Collected data:
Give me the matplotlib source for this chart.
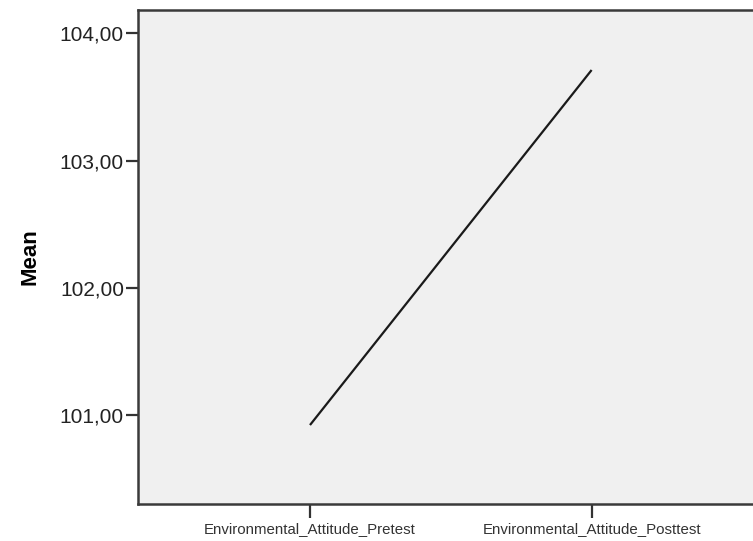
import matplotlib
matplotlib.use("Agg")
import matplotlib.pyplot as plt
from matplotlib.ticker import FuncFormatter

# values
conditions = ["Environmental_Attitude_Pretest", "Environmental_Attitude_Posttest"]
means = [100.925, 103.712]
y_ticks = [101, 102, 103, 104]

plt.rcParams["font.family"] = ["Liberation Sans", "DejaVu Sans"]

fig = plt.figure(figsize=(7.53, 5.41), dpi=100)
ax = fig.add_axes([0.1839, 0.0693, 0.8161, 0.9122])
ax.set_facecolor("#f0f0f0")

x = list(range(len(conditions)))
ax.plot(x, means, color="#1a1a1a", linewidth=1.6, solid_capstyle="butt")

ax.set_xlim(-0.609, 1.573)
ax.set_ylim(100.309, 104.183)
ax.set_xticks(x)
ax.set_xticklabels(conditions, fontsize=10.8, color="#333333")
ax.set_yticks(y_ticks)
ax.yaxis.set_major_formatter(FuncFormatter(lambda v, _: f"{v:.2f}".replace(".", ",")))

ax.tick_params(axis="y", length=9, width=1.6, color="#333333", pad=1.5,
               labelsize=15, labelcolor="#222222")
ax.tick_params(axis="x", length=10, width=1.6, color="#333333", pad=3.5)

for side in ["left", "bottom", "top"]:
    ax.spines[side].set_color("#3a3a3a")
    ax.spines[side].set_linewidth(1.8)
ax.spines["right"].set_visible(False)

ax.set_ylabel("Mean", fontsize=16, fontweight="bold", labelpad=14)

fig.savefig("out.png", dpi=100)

Your instructions: All the material shown above is to be copied exactly, with no pictures carried over.

Complete output:
Give me the matplotlib source for this chart.
import matplotlib
matplotlib.use("Agg")
import matplotlib.pyplot as plt
from matplotlib.ticker import FuncFormatter

# values
conditions = ["Environmental_Attitude_Pretest", "Environmental_Attitude_Posttest"]
means = [100.925, 103.712]
y_ticks = [101, 102, 103, 104]

plt.rcParams["font.family"] = ["Liberation Sans", "DejaVu Sans"]

fig = plt.figure(figsize=(7.53, 5.41), dpi=100)
ax = fig.add_axes([0.1839, 0.0693, 0.8161, 0.9122])
ax.set_facecolor("#f0f0f0")

x = list(range(len(conditions)))
ax.plot(x, means, color="#1a1a1a", linewidth=1.6, solid_capstyle="butt")

ax.set_xlim(-0.609, 1.573)
ax.set_ylim(100.309, 104.183)
ax.set_xticks(x)
ax.set_xticklabels(conditions, fontsize=10.8, color="#333333")
ax.set_yticks(y_ticks)
ax.yaxis.set_major_formatter(FuncFormatter(lambda v, _: f"{v:.2f}".replace(".", ",")))

ax.tick_params(axis="y", length=9, width=1.6, color="#333333", pad=1.5,
               labelsize=15, labelcolor="#222222")
ax.tick_params(axis="x", length=10, width=1.6, color="#333333", pad=3.5)

for side in ["left", "bottom", "top"]:
    ax.spines[side].set_color("#3a3a3a")
    ax.spines[side].set_linewidth(1.8)
ax.spines["right"].set_visible(False)

ax.set_ylabel("Mean", fontsize=16, fontweight="bold", labelpad=14)

fig.savefig("out.png", dpi=100)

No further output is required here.